I believe the tab_last_sig_cpct function is not working because it computes the z-tests across columns, whereas I only have a single column. I'd like to test all possible combinations of the proportion of 1's (15.7 vs. 19.2 vs. 24.4 vs. 17.6 vs. 21.8) across my 5 variables.

Can this be implemented within the expss package?

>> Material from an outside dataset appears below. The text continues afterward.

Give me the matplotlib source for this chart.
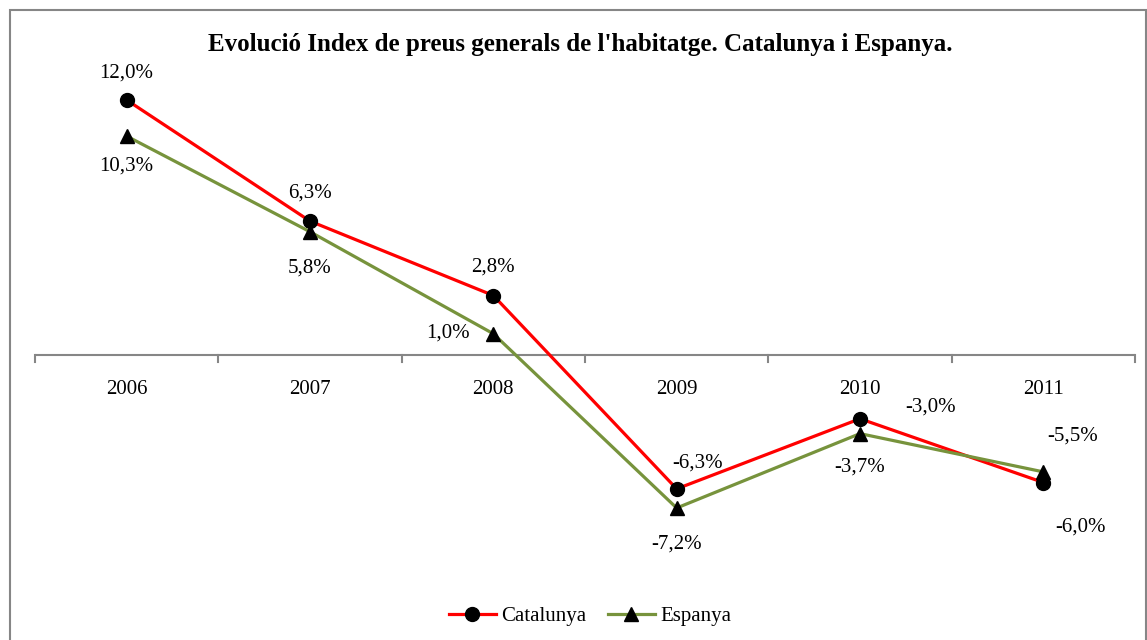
import matplotlib
matplotlib.use("Agg")
import matplotlib.pyplot as plt
from matplotlib.patches import Rectangle
from matplotlib.lines import Line2D

years = ["2006", "2007", "2008", "2009", "2010", "2011"]
catalunya = [12.0, 6.3, 2.8, -6.3, -3.0, -6.0]
espanya = [10.3, 5.8, 1.0, -7.2, -3.7, -5.5]

cat_offsets = [(0, 27), (0, 28), (0, 28), (21, 26), (71, 12), (37, -45)]
esp_offsets = [(0, -30), (0, -36), (-45, 1), (0, -36), (0, -33), (29, 36)]

W, H = 1147, 640
fig = plt.figure(figsize=(W / 100, H / 100), dpi=100)
plt.rcParams['font.family'] = ['Liberation Serif', 'DejaVu Serif']

# outer border
fig.patches.append(Rectangle((10 / W, -0.05), (W - 11) / W, 1 - 10 / H + 0.05,
                             transform=fig.transFigure, fill=False,
                             edgecolor='#868686', linewidth=1.5))

ax = fig.add_axes([35 / W, 1 - 567.5 / H, 1100 / W, 510 / H])
ax.set_xlim(0, 6)
ax.set_ylim(-10, 14)
x = [i + 0.5 for i in range(len(years))]

red = '#FF0000'
green = '#77933C'
ms = 10
lw = 2.3
ax.plot(x, catalunya, color=red, lw=lw, marker='o', ms=ms, mfc='black', mec='black', zorder=3)
ax.plot(x, espanya, color=green, lw=lw, marker='^', ms=ms, mfc='black', mec='black', zorder=3)

def fmt(v):
    return f"{v:.1f}%".replace('.', ',')

fs = 15
for xi, v, off in zip(x, catalunya, cat_offsets):
    ax.annotate(fmt(v), (xi, v), xytext=off, textcoords='offset pixels',
                ha='center', va='center', fontsize=fs)
for xi, v, off in zip(x, espanya, esp_offsets):
    ax.annotate(fmt(v), (xi, v), xytext=off, textcoords='offset pixels',
                ha='center', va='center', fontsize=fs)

for s in ['left', 'right', 'top', 'bottom']:
    ax.spines[s].set_visible(False)
ax.set_yticks([])
ax.set_xticks([])
ax.axhline(0, color='#868686', lw=1.5, zorder=1)
for b in range(7):
    ax.plot([b, b], [0, -0.35], color='#868686', lw=1.5, clip_on=False, zorder=1)
for xi, y in zip(x, years):
    ax.text(xi, -1.6, y, ha='center', va='center', fontsize=fs)

fig.text(580 / W, 1 - 45 / H, "Evolució Index de preus generals de l'habitatge. Catalunya i Espanya.",
         ha='center', va='center', fontsize=18, fontweight='bold')

handles = [Line2D([0], [0], color=red, lw=lw, marker='o', ms=ms, mfc='black', mec='black'),
           Line2D([0], [0], color=green, lw=lw, marker='^', ms=ms, mfc='black', mec='black')]
fig.legend(handles, ['Catalunya', 'Espanya'], loc='center', bbox_to_anchor=(590 / W, 1 - 616 / H),
           ncol=2, frameon=False, fontsize=fs, handlelength=2.25, handletextpad=0.25, columnspacing=1.05)

fig.savefig('out.png', dpi=100)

Here's the data I'm using:

structure(list(reaction_1_5 = c(0L, 1L, 1L, 0L, 0L, 0L, 1L, 0L,0L, 0L), reaction_2_5 = c(0L, 0L, 0L, 0L, 0L, 0L, 0L, 1L, 0L,1L), reaction_3_5 = c(0L, 0L, 0L, 1L, 0L, 0L, 0L, 0L, 0L, 0L),reaction_4_5 = c(0L, 0L, 0L, 0L, 0L, 1L, 0L, 0L, 1L, 0L),reaction_5_5 = c(0L, 0L, 1L, 0L, 0L, 0L, 0L, 1L, 0L, 0L)), row.names = c(NA,-10L), class = c("tbl_df", "tbl", "data.frame"), .internal.selfref = <pointer: 0x7fc3b38106e0>) 

Solution

  • It is possible to combine variables side by side, as in your example:

    
    library(expss)
    data = structure(
        list(
            reaction_1_5 = c(0L, 1L, 1L, 0L, 0L, 0L, 1L, 0L,0L, 0L), 
            reaction_2_5 = c(0L, 0L, 0L, 0L, 0L, 0L, 0L, 1L, 0L,1L), 
            reaction_3_5 = c(0L, 0L, 0L, 1L, 0L, 0L, 0L, 0L, 0L, 0L),
            reaction_4_5 = c(0L, 0L, 0L, 0L, 0L, 1L, 0L, 0L, 1L, 0L),
            reaction_5_5 = c(0L, 0L, 1L, 0L, 0L, 0L, 0L, 1L, 0L, 0L)
        ), 
        row.names = c(NA,-10L), 
        class = "data.frame"
    )
    
    data %>%
        stack() %>% 
        tab_cells("|" = values) %>% # "|" to suppress variable names
        tab_cols("|" = ind)  %>%
        tab_stat_cpct() %>% 
        tab_pivot() %>% 
        significance_cpct()
    
    # |              | reaction_1_5 | reaction_2_5 | reaction_3_5 | reaction_4_5 | reaction_5_5 |
    # |              |            A |            B |            C |            D |            E |
    # | ------------ | ------------ | ------------ | ------------ | ------------ | ------------ |
    # |            0 |         70.0 |         80.0 |         90.0 |         80.0 |         80.0 |
    # |            1 |         30.0 |         20.0 |         10.0 |         20.0 |         20.0 |
    # | #Total cases |           10 |           10 |           10 |           10 |           10 |
    

    But significance_cpct provides statistic test for independent samples. However, your percentage are computed on the same sample. So we need a test on dependent samples. And by now there is no such test for proportions in the expss.